Badacze języka niejednokrotnie, chcąc przybliżyć odbiorcom problemy, starali się używać równych porównań lub metafor, służących wyjaśnianiu istoty języka. Wśród nich szczególną rolę w przeszłości odegrali dwaj: Aleksander Brückner i Jan Rozwadowski. Aleksander Brűckner, wybitny slawista, polihistor, żyjący w latach 1856-1939 słynął z obrazowego języka. Często mówił o języku jako podmiocie działań, o tym, że język coś ma, posiada, coś traci, coś wytwarza, czemuś ulega. Wśród takich ciekawszych sformułowań warto może przytoczyć następujące, autorstwa Aleksandra Brücknera:

„Język ściąga i skraca słowa, często używane, a na których niezbyt wiele zależy, obcina je czy obkęsuje, pewny, że i tak zrozumieją.”

Z brűcknerowską metaforyką polemizował Jan Rozwadowski (1967-1935), wyśmiewając nieco styl uczonego pisał: „Przecież język — to grymaśnik, któremu się raz to, raz owo podoba, który wedle fantazji rzuca, łata i obgryza wyrazy jak młody pies, to goniący za swoim ogonem, to ciągnący przechodnia za spodnie, to znowu na brzuchu leżący!”
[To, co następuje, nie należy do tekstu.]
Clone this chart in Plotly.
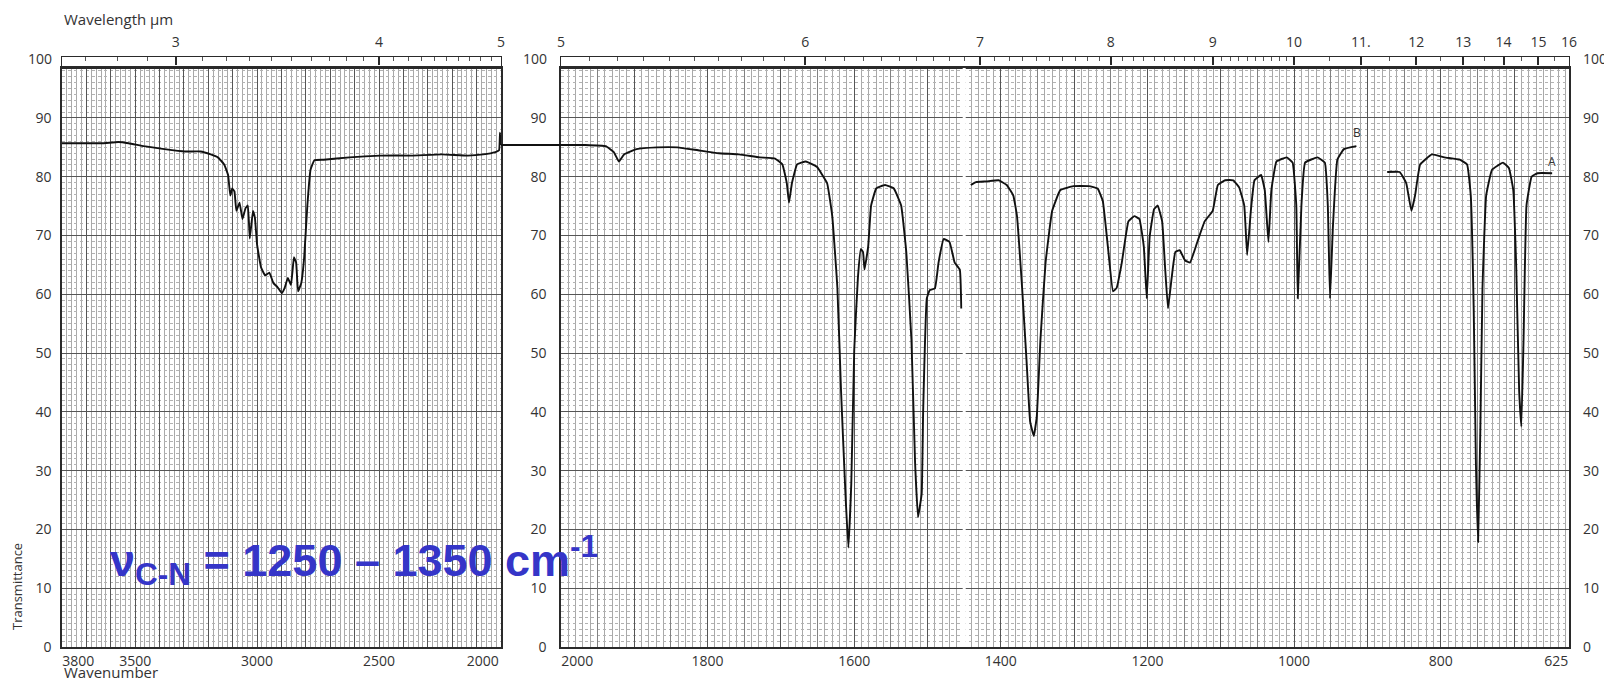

Autorskie, jednorazowe, odkrywcze, czasem wręcz poetyckie metafory wprowadzali do dyskusji o języku obydwaj uczeni. Jan Rozwadowski na przykład porównywał język do maszyny:

„Z językiem jest jak z bardzo złożoną i misterną maszynerią: nauczyć się nią posługiwać nie jest rzeczą trudną, ale tylko ten, kto zda sobie jasno sprawę z jej składu i działania, może ją mieć naprawdę w opiece.”

A także zastanawiał się, kto jest niańką języka, por.: „Tylko trzeba pamiętać, a przede wszystkim rozumieć, że logika nie jest sądem dla języka, jak nie jest jego niańką. Język ludzki z wolna dąży do coraz większej logiczności, ale jego prawdziwą kochaną nianią jest zwykłe, swobodne, trochę dziecinne, pełne śmiechu i płaczu i poezji myślenie.”

Ta ostatnia przenośnia nawiązuje do traktowania języka jako obiektu, którym się trzeba zajmować trochę jak dzieckiem, które domaga się zainteresowania, uwagi i troski, którym trzeba opiekować się, dbać o niego, robić wszystko, aby się prawidłowo rozwijał, chronić przed zagrożeniami itd.

Natomiast objaśnianie języka jako dobrze zaprojektowanej i sprawnej maszyny lub mechanizmu żywe jest w naszej codziennej mowie, kiedy mówimy np. o psuciu języka, o tym, że język jest przez coś zepsuty, że trzeba język naprawić. Współczesny wybitny amerykański językoznawca Noam Chomsky (ur. 1928 r.), twórca gramatyki transformacyjno-generatywnej też proponuje spojrzenie na język jako na rodzaj maszynerii, które na wejściu otrzymuje słowa, następnie je przetwarza dzięki zastosowanym regułom gramatycznym i na wyjściu produkuje (generuje) poprawne zdania w danym języku.

Metafory języka, przytoczone tu oczywiście tylko w wyborze, pokazują, jak nasz umysł radzi sobie z nadawaniem struktury pojęciowej, czyli z tzw. konceptualizacją wtedy, kiedy zderza się z bytami tak niejednoznacznymi, jak język właśnie. Umysł ogarnia skomplikowany świat między innymi przez wszechobecne metafory. A język pozwala ten świat przynajmniej w części nazwać i wyrazić.